start Information provided
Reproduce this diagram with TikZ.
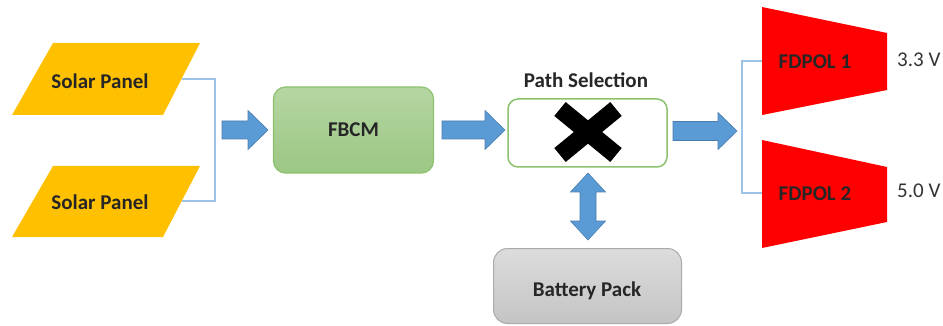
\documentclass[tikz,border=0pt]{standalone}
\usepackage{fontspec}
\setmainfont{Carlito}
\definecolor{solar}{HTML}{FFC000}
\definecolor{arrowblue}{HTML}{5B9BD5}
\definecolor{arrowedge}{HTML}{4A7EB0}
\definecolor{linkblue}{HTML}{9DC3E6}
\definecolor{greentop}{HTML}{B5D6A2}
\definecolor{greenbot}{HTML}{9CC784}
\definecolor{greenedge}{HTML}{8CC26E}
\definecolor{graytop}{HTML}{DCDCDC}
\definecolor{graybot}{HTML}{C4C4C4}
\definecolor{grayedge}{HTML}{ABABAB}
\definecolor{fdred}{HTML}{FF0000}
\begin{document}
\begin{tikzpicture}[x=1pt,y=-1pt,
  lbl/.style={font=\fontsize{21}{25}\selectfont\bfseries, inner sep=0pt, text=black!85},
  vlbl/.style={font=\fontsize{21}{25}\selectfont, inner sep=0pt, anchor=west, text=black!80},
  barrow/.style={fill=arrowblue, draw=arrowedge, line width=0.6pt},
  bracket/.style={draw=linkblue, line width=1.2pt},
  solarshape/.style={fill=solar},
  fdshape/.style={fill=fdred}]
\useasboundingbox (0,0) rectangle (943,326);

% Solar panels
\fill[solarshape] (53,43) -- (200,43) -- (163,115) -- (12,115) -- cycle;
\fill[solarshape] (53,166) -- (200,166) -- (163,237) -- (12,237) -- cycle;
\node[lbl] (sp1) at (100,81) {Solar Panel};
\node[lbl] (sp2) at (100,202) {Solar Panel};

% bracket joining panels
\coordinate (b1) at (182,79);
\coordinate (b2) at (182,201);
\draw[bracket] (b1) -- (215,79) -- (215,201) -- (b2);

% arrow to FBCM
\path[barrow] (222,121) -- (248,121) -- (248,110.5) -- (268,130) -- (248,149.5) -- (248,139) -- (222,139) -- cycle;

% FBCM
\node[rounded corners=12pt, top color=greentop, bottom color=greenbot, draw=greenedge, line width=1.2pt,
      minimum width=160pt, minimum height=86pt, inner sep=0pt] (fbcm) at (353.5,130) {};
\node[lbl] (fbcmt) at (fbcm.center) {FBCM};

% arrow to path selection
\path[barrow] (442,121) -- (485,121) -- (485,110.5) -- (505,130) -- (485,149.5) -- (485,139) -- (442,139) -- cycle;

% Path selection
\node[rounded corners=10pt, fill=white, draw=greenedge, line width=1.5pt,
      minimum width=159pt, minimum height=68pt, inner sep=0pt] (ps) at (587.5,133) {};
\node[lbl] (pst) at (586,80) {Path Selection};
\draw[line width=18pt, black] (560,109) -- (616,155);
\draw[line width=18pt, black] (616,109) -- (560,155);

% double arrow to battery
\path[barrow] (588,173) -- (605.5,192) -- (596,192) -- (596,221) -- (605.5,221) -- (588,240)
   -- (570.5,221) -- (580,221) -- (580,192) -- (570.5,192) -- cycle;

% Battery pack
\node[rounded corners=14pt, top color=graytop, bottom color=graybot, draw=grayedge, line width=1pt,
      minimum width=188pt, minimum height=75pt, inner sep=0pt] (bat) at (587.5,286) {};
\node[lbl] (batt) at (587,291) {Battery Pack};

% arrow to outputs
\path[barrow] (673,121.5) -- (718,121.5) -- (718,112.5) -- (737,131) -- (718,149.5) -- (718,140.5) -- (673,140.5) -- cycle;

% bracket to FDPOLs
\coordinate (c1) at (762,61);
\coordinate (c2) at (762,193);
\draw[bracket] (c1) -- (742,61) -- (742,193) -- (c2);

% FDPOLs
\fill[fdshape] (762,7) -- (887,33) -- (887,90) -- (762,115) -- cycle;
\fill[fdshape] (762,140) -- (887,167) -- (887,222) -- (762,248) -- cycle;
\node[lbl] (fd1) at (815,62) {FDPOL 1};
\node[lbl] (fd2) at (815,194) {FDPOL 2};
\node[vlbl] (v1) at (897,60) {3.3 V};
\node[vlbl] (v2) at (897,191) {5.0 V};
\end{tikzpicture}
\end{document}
end Information provided
> [Given problem] Write out each line of the data exactly; the images should be left out.

> [Solution for this problem]
Reproduce this diagram with TikZ.
\documentclass[tikz,border=0pt]{standalone}
\usepackage{fontspec}
\setmainfont{Carlito}
\definecolor{solar}{HTML}{FFC000}
\definecolor{arrowblue}{HTML}{5B9BD5}
\definecolor{arrowedge}{HTML}{4A7EB0}
\definecolor{linkblue}{HTML}{9DC3E6}
\definecolor{greentop}{HTML}{B5D6A2}
\definecolor{greenbot}{HTML}{9CC784}
\definecolor{greenedge}{HTML}{8CC26E}
\definecolor{graytop}{HTML}{DCDCDC}
\definecolor{graybot}{HTML}{C4C4C4}
\definecolor{grayedge}{HTML}{ABABAB}
\definecolor{fdred}{HTML}{FF0000}
\begin{document}
\begin{tikzpicture}[x=1pt,y=-1pt,
  lbl/.style={font=\fontsize{21}{25}\selectfont\bfseries, inner sep=0pt, text=black!85},
  vlbl/.style={font=\fontsize{21}{25}\selectfont, inner sep=0pt, anchor=west, text=black!80},
  barrow/.style={fill=arrowblue, draw=arrowedge, line width=0.6pt},
  bracket/.style={draw=linkblue, line width=1.2pt},
  solarshape/.style={fill=solar},
  fdshape/.style={fill=fdred}]
\useasboundingbox (0,0) rectangle (943,326);

% Solar panels
\fill[solarshape] (53,43) -- (200,43) -- (163,115) -- (12,115) -- cycle;
\fill[solarshape] (53,166) -- (200,166) -- (163,237) -- (12,237) -- cycle;
\node[lbl] (sp1) at (100,81) {Solar Panel};
\node[lbl] (sp2) at (100,202) {Solar Panel};

% bracket joining panels
\coordinate (b1) at (182,79);
\coordinate (b2) at (182,201);
\draw[bracket] (b1) -- (215,79) -- (215,201) -- (b2);

% arrow to FBCM
\path[barrow] (222,121) -- (248,121) -- (248,110.5) -- (268,130) -- (248,149.5) -- (248,139) -- (222,139) -- cycle;

% FBCM
\node[rounded corners=12pt, top color=greentop, bottom color=greenbot, draw=greenedge, line width=1.2pt,
      minimum width=160pt, minimum height=86pt, inner sep=0pt] (fbcm) at (353.5,130) {};
\node[lbl] (fbcmt) at (fbcm.center) {FBCM};

% arrow to path selection
\path[barrow] (442,121) -- (485,121) -- (485,110.5) -- (505,130) -- (485,149.5) -- (485,139) -- (442,139) -- cycle;

% Path selection
\node[rounded corners=10pt, fill=white, draw=greenedge, line width=1.5pt,
      minimum width=159pt, minimum height=68pt, inner sep=0pt] (ps) at (587.5,133) {};
\node[lbl] (pst) at (586,80) {Path Selection};
\draw[line width=18pt, black] (560,109) -- (616,155);
\draw[line width=18pt, black] (616,109) -- (560,155);

% double arrow to battery
\path[barrow] (588,173) -- (605.5,192) -- (596,192) -- (596,221) -- (605.5,221) -- (588,240)
   -- (570.5,221) -- (580,221) -- (580,192) -- (570.5,192) -- cycle;

% Battery pack
\node[rounded corners=14pt, top color=graytop, bottom color=graybot, draw=grayedge, line width=1pt,
      minimum width=188pt, minimum height=75pt, inner sep=0pt] (bat) at (587.5,286) {};
\node[lbl] (batt) at (587,291) {Battery Pack};

% arrow to outputs
\path[barrow] (673,121.5) -- (718,121.5) -- (718,112.5) -- (737,131) -- (718,149.5) -- (718,140.5) -- (673,140.5) -- cycle;

% bracket to FDPOLs
\coordinate (c1) at (762,61);
\coordinate (c2) at (762,193);
\draw[bracket] (c1) -- (742,61) -- (742,193) -- (c2);

% FDPOLs
\fill[fdshape] (762,7) -- (887,33) -- (887,90) -- (762,115) -- cycle;
\fill[fdshape] (762,140) -- (887,167) -- (887,222) -- (762,248) -- cycle;
\node[lbl] (fd1) at (815,62) {FDPOL 1};
\node[lbl] (fd2) at (815,194) {FDPOL 2};
\node[vlbl] (v1) at (897,60) {3.3 V};
\node[vlbl] (v2) at (897,191) {5.0 V};
\end{tikzpicture}
\end{document}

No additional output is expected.